Faulty Data Leads to Faulty Conclusions
Recently, I wrote about Dan Solin's "study" of securities arbitration and the conclusion that mandatory arbitration is unfair. I suggested that the authors of the study incorrectly dismissed the commonly-held belief that the bad cases for the brokerage firms get settled while the defensible ones generally go to hearing. The "study" has received much press recently, including this article in The Washington Post by Michelle Singletary.
I read a recent arbitration award that made me think of this study, again. In a case involving Raymond James, the Claimants dismissed the claim after one day of hearing. The arbitration award specifically discussed the Claimants' dismissal of the claim with prejudice and a representation that the allegations against the individual broker were without basis and should be expunged. I know both lawyers who handled the case and they are well-known and experienced securities arbitration lawyers.
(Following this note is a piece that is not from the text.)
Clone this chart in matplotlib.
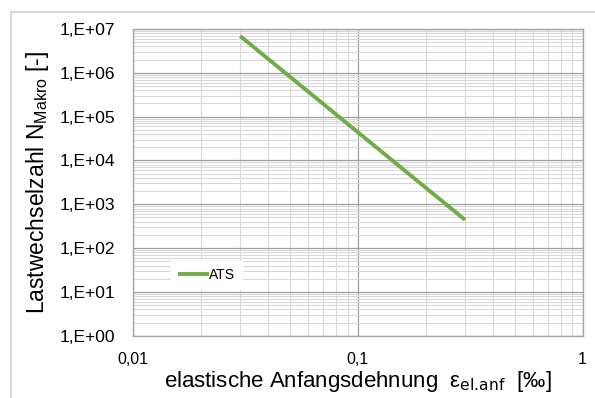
import numpy as np
import matplotlib.pyplot as plt
from matplotlib.ticker import LogLocator, FuncFormatter
from matplotlib.patches import Rectangle

plt.rcParams['font.family'] = ['Liberation Sans', 'DejaVu Sans']

# ATS fatigue line (end points)
eps_ats = [0.03, 0.3]
n_ats = [6.9e6, 440]
x_ticks = [0.01, 0.1, 1]
x_ticklabels = ['0,01', '0,1', '1']
y_ticks = [1e0, 1e1, 1e2, 1e3, 1e4, 1e5, 1e6, 1e7]
y_ticklabels = ['1,E+00', '1,E+01', '1,E+02', '1,E+03', '1,E+04', '1,E+05', '1,E+06', '1,E+07']

fig = plt.figure(figsize=(5.95, 3.98), dpi=100)
ax = fig.add_axes([0.2235, 0.1565, 0.7558, 0.7705])

# outer chart frame
fig.patches.append(Rectangle((0.0185, -0.2), 1.2, 1.17, transform=fig.transFigure,
                             fill=False, edgecolor='#D9D9D9', lw=1.5))

ax.plot(eps_ats, n_ats, color='#70AD47', lw=2.8, label='ATS', solid_capstyle='butt', zorder=3)

ax.set_xscale('log')
ax.set_yscale('log')
ax.set_xlim(0.01, 1)
ax.set_ylim(1, 1e7)

ax.set_xticks(x_ticks)
ax.set_xticklabels(x_ticklabels)
ax.set_yticks(y_ticks)
ax.set_yticklabels(y_ticklabels)
ax.xaxis.set_minor_locator(LogLocator(base=10, subs=np.arange(2, 10)))
ax.yaxis.set_minor_locator(LogLocator(base=10, subs=np.arange(2, 10)))
ax.xaxis.set_minor_formatter(FuncFormatter(lambda v, p: ''))
ax.yaxis.set_minor_formatter(FuncFormatter(lambda v, p: ''))

ax.tick_params(which='both', length=0, colors='#000000')
ax.tick_params(axis='x', pad=12, labelsize=11.5)
ax.tick_params(axis='y', pad=13, labelsize=12.5)

ax.grid(True, which='major', color='#A0A0A0', lw=0.9)
ax.grid(True, which='minor', color='#D9D9D9', lw=0.8)
ax.set_axisbelow(True)
for s in ax.spines.values():
    s.set_color('#A6A6A6')
    s.set_linewidth(1.0)

ax.set_xlabel(r'elastische Anfangsdehnung  $\mathregular{\varepsilon_{\text{el.anf}}}$  [‰]', fontsize=16, labelpad=1)
ax.set_ylabel(r'Lastwechselzahl $\mathregular{N_{Makro}}$ [-]', fontsize=16.5, labelpad=6)

leg = ax.legend(loc='center', bbox_to_anchor=(0.163, 0.198), fontsize=10, frameon=True,
                handlelength=2.2, handletextpad=0.0, borderpad=0.5, fancybox=False)
leg.get_frame().set_edgecolor('white')
leg.get_frame().set_facecolor('white')
leg.get_frame().set_alpha(1)

fig.savefig('out.png', dpi=100)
What this award says to me, between the lines, is that an overnight settlement was reached. This was possibly due to the evidence that was brought out during the first day of hearing. My question vis a vis Mr. Solin's study is this - Does this count as an investor loss? My guess is that it does. This just goes to further prove the flawed nature of this study.

It disappoints me that a number of media outlets and politicians are hanging their hats on this study, which is intellectually flawed. If these special interests (and I admit that I would probably be termed a special interest as well) get their way, just wait another 15 to 20 years. They'll be begging to go back to arbitration after a series of successful motions to dismiss and incomprehensible jury verdicts.
That's the view from The Law Planet, Jupiter, Florida.